After a while, the teacher came back, found me wandering dreamily from painting to elegant painting, and brought me down a few floors to make sure I saw some of the more modern art as well before the group got too far ahead and lost me altogether. 

I'm not posting photographs of the paintings, since those never turn out well. I did make a list of the names of my favorite painters (aside from the ones listed above); however, I have misplaced it since. I'll add them to this post if I find them again. 

In addition to paintings and sculptures, the modern section of the museum had jewelry...


Tiles and metalwork...



Architectural models...


Glasswork ranging from the elegant to the spectacular...














A surprising amount of industrial design (particularly appliances shown in various World Expositions)...

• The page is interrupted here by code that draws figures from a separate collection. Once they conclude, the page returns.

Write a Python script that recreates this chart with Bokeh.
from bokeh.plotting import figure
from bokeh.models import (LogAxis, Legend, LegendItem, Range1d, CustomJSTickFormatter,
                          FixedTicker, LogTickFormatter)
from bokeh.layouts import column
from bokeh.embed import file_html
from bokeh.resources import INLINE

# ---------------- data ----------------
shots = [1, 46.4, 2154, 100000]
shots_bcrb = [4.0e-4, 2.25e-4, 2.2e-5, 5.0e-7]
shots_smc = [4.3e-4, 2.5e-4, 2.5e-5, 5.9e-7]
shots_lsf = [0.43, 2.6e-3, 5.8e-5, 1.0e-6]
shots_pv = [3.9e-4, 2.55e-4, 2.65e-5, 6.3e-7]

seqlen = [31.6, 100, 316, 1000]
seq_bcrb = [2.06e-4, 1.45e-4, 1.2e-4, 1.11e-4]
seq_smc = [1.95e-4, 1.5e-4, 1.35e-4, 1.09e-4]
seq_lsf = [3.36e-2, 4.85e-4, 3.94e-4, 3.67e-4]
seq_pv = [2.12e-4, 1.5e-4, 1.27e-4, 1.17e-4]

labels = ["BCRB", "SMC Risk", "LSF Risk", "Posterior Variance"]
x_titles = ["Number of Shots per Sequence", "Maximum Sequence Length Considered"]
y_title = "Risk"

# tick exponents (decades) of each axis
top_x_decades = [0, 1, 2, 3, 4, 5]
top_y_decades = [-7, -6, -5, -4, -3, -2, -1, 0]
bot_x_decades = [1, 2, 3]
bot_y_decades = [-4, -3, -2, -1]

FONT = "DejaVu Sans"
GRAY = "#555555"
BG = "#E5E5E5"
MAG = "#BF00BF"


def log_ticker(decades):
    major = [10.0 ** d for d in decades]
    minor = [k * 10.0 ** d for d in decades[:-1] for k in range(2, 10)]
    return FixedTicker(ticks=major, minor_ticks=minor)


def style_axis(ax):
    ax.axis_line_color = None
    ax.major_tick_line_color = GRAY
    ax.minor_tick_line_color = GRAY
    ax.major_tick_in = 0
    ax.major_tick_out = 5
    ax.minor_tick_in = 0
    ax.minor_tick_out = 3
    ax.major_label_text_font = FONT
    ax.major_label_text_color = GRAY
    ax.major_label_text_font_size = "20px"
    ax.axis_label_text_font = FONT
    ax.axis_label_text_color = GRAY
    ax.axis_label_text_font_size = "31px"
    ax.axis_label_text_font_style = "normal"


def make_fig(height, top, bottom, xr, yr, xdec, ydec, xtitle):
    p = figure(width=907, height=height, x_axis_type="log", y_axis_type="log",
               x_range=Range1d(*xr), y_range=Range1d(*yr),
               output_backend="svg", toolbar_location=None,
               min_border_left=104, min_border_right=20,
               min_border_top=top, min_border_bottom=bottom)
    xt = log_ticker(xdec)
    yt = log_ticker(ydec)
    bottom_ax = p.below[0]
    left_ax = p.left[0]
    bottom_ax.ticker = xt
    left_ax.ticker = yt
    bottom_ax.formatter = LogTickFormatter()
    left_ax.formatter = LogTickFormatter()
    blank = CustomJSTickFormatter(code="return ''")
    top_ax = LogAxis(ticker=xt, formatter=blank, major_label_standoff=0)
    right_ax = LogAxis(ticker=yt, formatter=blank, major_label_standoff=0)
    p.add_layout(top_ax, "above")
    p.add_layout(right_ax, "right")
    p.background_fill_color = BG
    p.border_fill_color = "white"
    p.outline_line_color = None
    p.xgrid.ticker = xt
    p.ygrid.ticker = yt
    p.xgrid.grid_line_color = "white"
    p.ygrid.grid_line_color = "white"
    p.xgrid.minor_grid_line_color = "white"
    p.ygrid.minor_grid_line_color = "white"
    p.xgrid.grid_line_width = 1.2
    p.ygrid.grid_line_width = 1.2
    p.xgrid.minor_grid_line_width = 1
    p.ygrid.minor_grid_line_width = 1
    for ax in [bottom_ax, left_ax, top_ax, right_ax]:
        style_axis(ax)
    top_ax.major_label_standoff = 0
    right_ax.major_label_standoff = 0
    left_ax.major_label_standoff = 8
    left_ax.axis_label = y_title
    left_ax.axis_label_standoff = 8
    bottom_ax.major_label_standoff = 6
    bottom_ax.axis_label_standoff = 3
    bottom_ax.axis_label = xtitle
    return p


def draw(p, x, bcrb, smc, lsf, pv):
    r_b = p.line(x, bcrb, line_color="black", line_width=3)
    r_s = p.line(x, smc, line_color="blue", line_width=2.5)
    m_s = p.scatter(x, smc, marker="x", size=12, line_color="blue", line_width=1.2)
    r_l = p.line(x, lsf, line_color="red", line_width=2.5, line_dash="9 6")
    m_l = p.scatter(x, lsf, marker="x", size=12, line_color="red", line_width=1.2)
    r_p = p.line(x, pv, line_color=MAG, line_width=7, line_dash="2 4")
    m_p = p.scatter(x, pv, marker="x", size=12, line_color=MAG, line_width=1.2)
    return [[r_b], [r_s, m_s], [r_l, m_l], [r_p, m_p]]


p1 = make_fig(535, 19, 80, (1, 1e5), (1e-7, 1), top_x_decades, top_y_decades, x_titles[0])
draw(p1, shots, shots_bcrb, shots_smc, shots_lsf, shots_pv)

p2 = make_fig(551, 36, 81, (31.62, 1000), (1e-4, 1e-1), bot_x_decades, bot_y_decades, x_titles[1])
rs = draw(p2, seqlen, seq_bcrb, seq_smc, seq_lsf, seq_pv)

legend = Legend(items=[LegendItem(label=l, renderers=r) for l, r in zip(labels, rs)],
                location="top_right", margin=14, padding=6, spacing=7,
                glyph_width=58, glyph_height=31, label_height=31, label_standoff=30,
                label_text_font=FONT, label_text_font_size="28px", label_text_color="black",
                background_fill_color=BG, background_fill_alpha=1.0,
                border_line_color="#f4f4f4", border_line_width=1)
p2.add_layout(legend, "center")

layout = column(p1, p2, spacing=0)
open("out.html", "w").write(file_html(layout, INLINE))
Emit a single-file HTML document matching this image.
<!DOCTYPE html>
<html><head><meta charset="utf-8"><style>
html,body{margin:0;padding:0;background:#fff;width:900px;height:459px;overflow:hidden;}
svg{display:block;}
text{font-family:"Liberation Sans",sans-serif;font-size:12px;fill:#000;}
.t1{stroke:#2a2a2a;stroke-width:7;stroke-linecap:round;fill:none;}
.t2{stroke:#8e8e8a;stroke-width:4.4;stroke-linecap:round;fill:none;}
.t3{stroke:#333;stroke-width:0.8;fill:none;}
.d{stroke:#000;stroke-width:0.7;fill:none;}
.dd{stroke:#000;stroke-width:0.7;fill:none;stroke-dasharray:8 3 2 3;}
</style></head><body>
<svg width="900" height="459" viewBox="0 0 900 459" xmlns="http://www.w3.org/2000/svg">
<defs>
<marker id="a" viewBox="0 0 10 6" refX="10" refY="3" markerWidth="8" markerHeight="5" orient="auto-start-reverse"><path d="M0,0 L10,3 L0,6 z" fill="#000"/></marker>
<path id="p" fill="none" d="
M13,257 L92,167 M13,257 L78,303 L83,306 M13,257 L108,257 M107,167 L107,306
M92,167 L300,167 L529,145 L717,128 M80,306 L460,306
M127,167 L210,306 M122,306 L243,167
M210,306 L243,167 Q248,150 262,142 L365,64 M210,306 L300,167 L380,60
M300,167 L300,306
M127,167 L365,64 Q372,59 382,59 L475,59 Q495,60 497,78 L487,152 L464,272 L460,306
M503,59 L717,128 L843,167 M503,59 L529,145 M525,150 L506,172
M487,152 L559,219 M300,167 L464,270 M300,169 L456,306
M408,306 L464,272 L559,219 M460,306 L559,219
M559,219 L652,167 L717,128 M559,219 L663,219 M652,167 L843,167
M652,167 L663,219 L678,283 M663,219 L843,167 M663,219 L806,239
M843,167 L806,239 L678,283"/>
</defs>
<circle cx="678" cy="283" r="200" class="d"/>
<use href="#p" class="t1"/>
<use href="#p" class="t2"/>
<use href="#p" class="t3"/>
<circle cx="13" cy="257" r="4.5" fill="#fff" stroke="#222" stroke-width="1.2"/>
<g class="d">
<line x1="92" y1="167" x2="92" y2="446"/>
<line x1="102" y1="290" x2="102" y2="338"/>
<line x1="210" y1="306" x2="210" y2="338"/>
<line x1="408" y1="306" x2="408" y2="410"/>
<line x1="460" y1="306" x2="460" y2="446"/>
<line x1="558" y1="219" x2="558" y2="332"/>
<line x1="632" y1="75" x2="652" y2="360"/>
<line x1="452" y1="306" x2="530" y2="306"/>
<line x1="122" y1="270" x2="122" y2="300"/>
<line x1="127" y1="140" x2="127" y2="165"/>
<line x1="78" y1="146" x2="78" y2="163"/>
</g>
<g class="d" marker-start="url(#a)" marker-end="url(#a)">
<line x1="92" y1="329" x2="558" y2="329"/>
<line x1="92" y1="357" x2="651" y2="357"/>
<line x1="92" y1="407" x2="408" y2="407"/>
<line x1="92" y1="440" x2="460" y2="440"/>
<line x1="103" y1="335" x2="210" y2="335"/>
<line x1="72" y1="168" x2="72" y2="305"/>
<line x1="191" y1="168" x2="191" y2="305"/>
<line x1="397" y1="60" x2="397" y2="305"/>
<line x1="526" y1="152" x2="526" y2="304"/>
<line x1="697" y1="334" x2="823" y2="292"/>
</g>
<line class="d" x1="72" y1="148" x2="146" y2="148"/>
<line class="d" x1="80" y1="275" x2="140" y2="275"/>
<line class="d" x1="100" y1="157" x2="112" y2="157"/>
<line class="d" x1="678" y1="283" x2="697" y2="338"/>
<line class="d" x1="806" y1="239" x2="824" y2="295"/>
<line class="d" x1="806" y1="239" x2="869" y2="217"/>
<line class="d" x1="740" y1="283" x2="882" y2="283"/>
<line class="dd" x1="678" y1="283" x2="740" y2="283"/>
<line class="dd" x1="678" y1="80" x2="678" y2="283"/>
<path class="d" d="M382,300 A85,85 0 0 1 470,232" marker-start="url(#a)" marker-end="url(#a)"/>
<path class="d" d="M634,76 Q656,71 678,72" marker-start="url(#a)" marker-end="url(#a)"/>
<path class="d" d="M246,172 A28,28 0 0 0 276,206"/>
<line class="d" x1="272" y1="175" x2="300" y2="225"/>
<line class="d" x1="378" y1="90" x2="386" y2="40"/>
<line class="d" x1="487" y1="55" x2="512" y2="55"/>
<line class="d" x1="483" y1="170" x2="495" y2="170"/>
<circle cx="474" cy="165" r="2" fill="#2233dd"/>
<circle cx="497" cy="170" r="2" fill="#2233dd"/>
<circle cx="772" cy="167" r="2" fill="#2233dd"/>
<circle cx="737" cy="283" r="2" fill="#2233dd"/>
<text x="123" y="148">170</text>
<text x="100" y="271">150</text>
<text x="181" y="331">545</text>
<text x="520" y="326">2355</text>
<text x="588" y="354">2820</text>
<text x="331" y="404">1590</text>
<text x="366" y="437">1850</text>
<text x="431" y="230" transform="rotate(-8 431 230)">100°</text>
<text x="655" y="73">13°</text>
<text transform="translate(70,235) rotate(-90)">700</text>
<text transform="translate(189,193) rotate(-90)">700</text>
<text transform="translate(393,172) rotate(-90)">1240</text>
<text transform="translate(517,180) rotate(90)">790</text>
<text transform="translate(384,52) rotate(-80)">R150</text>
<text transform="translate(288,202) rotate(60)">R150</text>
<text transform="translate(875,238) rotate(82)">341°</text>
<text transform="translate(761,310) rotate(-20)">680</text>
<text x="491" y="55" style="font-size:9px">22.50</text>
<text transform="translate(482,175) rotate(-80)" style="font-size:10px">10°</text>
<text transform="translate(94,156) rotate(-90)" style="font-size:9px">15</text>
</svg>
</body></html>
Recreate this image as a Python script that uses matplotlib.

And a lot of the quiet, subtly playful pieces that are some of my favorite things in modern art.


Fastener II, by Běla Kolářová: a button made of buttons.


One of a series of... I'm not sure what to call them. Texture paintings? They had no color variation to speak of - just elaborate, marbled, metallic surfaces. Beautiful work.


 Destroyed Music, by Milan Knížák.


I particularly liked the record that had had guitar strings nailed across it. Ruined for one type of music, altered for another...


A whole platform full of clocks, second hands only, almost - but not quite - ticking to the same beat. The sound of them all was incredible.


Ouch.

This is not a camera problem - the whole room, floor to ceiling, was painted in this screaming yellow. The most unsettling art in the museum was in here. I didn't photograph the other scuptures.


Table - Non-Table, also by Milan Knížák. 

I stayed in the Gallery, wandering from room to room, until nearly closing time. I could have stayed for a week.